A French animal rights group on Thursday published unsettling images of cows with a plastic “porthole” surgically inserted into their sides to allow access to their stomach contents, rekindling a debate over the welfare of animals in industrial farming.
The practice has been in use for decades by researchers and the agricultural industry, though it is not widely known to the general public.
Known as cannulated or fistulated cows, the animals are fitted with a porthole-like device that can be opened, allowing direct access to the largest of their four stomachs in order to optimize and regulate nutrition.
Photo: AFP / L214
The L214 activist group published video footage it said was secretly shot between February and last month at the Sourches Experimental Farm in northwestern France.
The site belongs to Sanders, one of France’s top providers of animal feed and a subsidiary of the food research group Avril.
“They have pierced a hole into the cows’ stomach so they can regularly access its content.
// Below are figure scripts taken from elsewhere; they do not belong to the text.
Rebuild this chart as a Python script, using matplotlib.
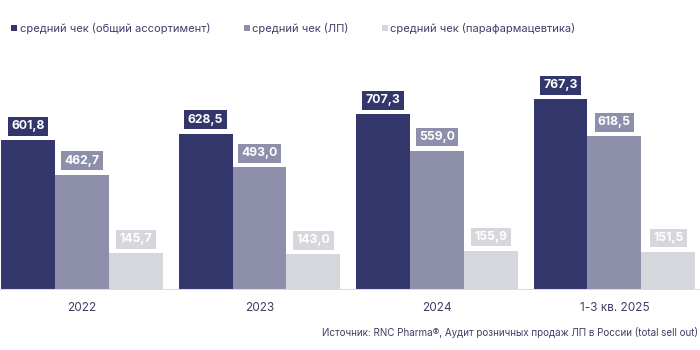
import matplotlib
matplotlib.use("Agg")
import matplotlib.pyplot as plt
from matplotlib.patches import Rectangle
import numpy as np

categories = ["2022", "2023", "2024", "1-3 кв. 2025"]
series_names = ["средний чек (общий ассортимент)", "средний чек (ЛП)", "средний чек (парафармацевтика)"]
total = [601.8, 628.5, 707.3, 767.3]
lp = [462.7, 493.0, 559.0, 618.5]
para = [145.7, 143.0, 155.9, 151.5]
source = "Источник: RNC Pharma®, Аудит розничных продаж ЛП в России (total sell out)"

colors = ["#32366A", "#8E90AB", "#D6D6DD"]
text_color = "#3D3F66"
plt.rcParams['font.family'] = ['Inter', 'DejaVu Sans']

fig = plt.figure(figsize=(7, 3.5), dpi=100)
ax = fig.add_axes([0, 60.5/350, 1, 248/350])
x = np.arange(len(categories))
w = 0.304
data = [total, lp, para]
for i, (vals, c) in enumerate(zip(data, colors)):
    xs = x + (i - 1) * w
    ax.bar(xs, vals, width=w, color=c, linewidth=0)
    for xi, v in zip(xs, vals):
        ax.annotate(f"{v:.1f}".replace(".", ","), (xi, v), xytext=(0, 10), textcoords="offset points",
                    ha="center", va="center", color="white", fontsize=8.8, fontweight="bold",
                    bbox=dict(boxstyle="square,pad=0.28", fc=c, ec="none"))
ax.set_xlim(-0.462, 3.482)
ax.set_ylim(0, 1000)
ax.axhline(0, color="#D9D9DE", lw=1.5)
for s in ax.spines.values():
    s.set_visible(False)
ax.set_yticks([])
ax.set_xticks(x)
ax.set_xticklabels(categories, fontsize=8.5, color=text_color)
ax.tick_params(axis="x", length=0, pad=9)

leg_x = [11, 244, 382]
for lx, name, c in zip(leg_x, series_names, colors):
    fig.patches.append(Rectangle((lx/700, 1 - 31/350), 6/700, 6/350, transform=fig.transFigure,
                                 facecolor=c, edgecolor="none"))
    fig.text((lx + 8.5)/700, 1 - 28/350, name, fontsize=8, color=text_color, va="center", ha="left")

fig.text(698/700, 1 - 333/350, source, fontsize=7.1, color=text_color, ha="right", va="center")
fig.savefig("out.png", dpi=100)
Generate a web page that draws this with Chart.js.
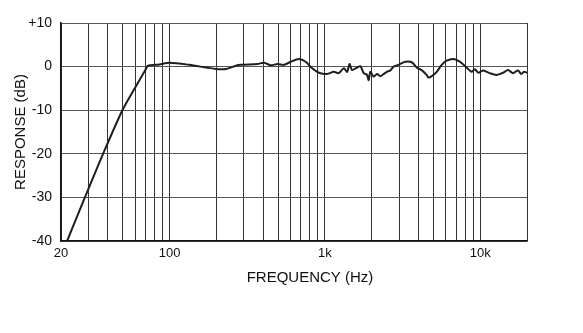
<!DOCTYPE html>
<html>
<head>
<meta charset="utf-8">
<script src="https://cdn.jsdelivr.net/npm/chart.js@4/dist/chart.umd.min.js"></script>
<style>
html,body{margin:0;padding:0;background:#fff;}
#c{display:block;}
</style>
</head>
<body>
<canvas id="c" width="583" height="333"></canvas>
<script>
// ---- data ----
const frequencies = [21.9,28.5,37.3,49.7,59.6,69.8,72.5,86,100,134,199,231,267,288,368,406,449,494,546,602,681,752,828,915,1033,1141,1228,1324,1390,1440,1497,1611,1694,1778,1866,1913,1962,2060,2162,2274,2388,2507,2637,2768,2978,3288,3623,3899,4197,4520,4636,4875,5248,5649,6080,6714,7413,8166,8790,9247,9705,10448,11535,12706,14030,15103,16256,17499,18369,19128,20000];
const responseDb = [-40,-30,-20,-10,-5,-0.8,0.2,0.5,0.9,0.4,-0.55,-0.55,0.2,0.4,0.6,0.9,0.3,0.6,0.4,1.1,1.75,1.1,-0.4,-1.4,-1.7,-1.2,-1.5,-0.4,-1.2,0.6,-0.8,-0.2,0.1,-1.5,-1.9,-3.1,-1.2,-2.3,-1.7,-2.2,-1.7,-1.2,-0.9,0,0.4,1.1,1.0,-0.2,-0.8,-1.9,-2.5,-2.2,-1.2,0.4,1.35,1.75,1.1,-0.2,-1.2,-0.6,-1.4,-0.9,-1.5,-1.9,-1.4,-0.8,-1.5,-0.9,-1.7,-1.2,-1.4];
const xTickValues = [20,30,40,50,60,70,80,90,100,200,300,400,500,600,700,800,900,1000,2000,3000,4000,5000,6000,7000,8000,9000,10000,20000];
const xTickLabelValues = [20,100,1000,10000];
const xTickLabelTexts = ['20','100','1k','10k'];
const yTickValues = [-40,-30,-20,-10,0,10];
const yTickLabels = ['-40','-30','-20','-10','0','+10'];
const xTitle = 'FREQUENCY (Hz)';
const yTitle = 'RESPONSE (dB)';

const FONT = "'Liberation Sans', Arial, sans-serif";

const xTitlePlugin = {
  id: 'xTitlePlugin',
  afterDraw(chart) {
    const ctx = chart.ctx;
    ctx.save();
    ctx.font = '15px ' + FONT;
    ctx.fillStyle = '#111';
    ctx.textAlign = 'center';
    ctx.textBaseline = 'middle';
    ctx.fillText(xTitle, 310, 278);
    ctx.restore();
  }
};

new Chart(document.getElementById('c'), {
  type: 'line',
  data: {
    datasets: [{
      data: frequencies.map((f, i) => ({x: f, y: responseDb[i]})),
      borderColor: '#1e1e1e',
      borderWidth: 2,
      pointRadius: 0,
      tension: 0.25,
      fill: false
    }]
  },
  options: {
    responsive: false,
    animation: false,
    events: [],
    layout: {padding: {left: 0, right: 56, top: 23, bottom: 0}},
    plugins: {legend: {display: false}, tooltip: {enabled: false}},
    scales: {
      x: {
        type: 'logarithmic',
        min: 20,
        max: 20000,
        afterBuildTicks(scale) {
          scale.ticks = xTickValues.map(v => ({value: v}));
        },
        afterFit(scale) { scale.height = 92; },
        grid: {color: '#333', lineWidth: 1, drawTicks: false},
        border: {color: '#111', width: 1.5},
        ticks: {
          autoSkip: false,
          maxRotation: 0,
          padding: 5,
          color: '#111',
          font: {family: FONT, size: 13},
          callback(value) {
            const i = xTickLabelValues.indexOf(value);
            return i >= 0 ? xTickLabelTexts[i] : '';
          }
        }
      },
      y: {
        type: 'linear',
        min: -40,
        max: 10,
        afterBuildTicks(scale) {
          scale.ticks = yTickValues.map(v => ({value: v}));
        },
        afterFit(scale) { scale.width = 61; },
        grid: {color: '#555', lineWidth: 1, drawTicks: false},
        border: {color: '#111', width: 1.5},
        ticks: {
          padding: 9,
          color: '#111',
          font: {family: FONT, size: 14},
          callback(value) {
            const i = yTickValues.indexOf(value);
            return i >= 0 ? yTickLabels[i] : '';
          }
        },
        title: {
          display: true,
          text: yTitle,
          color: '#111',
          font: {family: FONT, size: 15},
          padding: {top: 12, bottom: 0}
        }
      }
    }
  },
  plugins: [xTitlePlugin]
});
</script>
</body>
</html>
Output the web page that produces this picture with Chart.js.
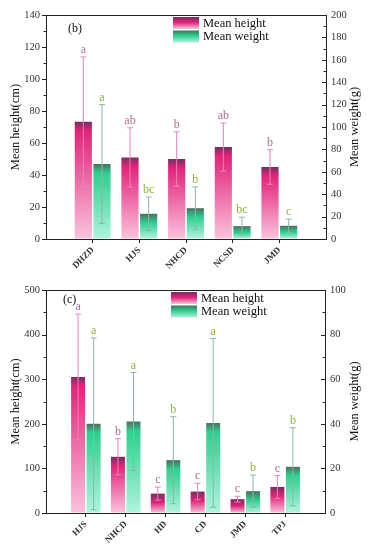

Employees come regularly to open the porthole to deposit food samples or take them out,” a video released by the group said.
“The aim is to perfect the most effective form of feeding so the cows produce as much milk as possible,” it said, describing the animals as little more than “milk-producing machines” that put out some 27 liters per day.
L214 said it had filed a complaint with the regional prosecutor over the “illegal experiments and the serious animal abuses” at the farm. “For Sanders and those involved in intensive livestock production, which is the norm in France, these animals are nothing more than production machines, a basic raw material at our disposal,” the video said.
Fabrice Belargent, prosecutor in the Mans region, confirmed that he had received the L214 complaint by e-mail.
Footage of the animals was widely shared on social media, prompting a sharp rebuke from Avril, which said it “deplores the manipulation of images filmed at night for the purposes of sensationalism.”
It said the procedure had been “used for many years in research on animals” and was currently being used “on six cows [at the farm] in the context of a research study designed to develop alternative practices.”
The aim is to “improve the digestive health of millions of animals, reduce the use of antibiotics, and lower the nitrate and methane emissions linked to livestock farming,” it said.
As Europe’s second-largest milk producer after Germany, France has about 3.6 million dairy cows housed at more than 61,700 dairy farms, with the industry accounting for nearly 300,000 jobs across France, official figures show.
Last year, the industry produced 23.9 billion liters of milk.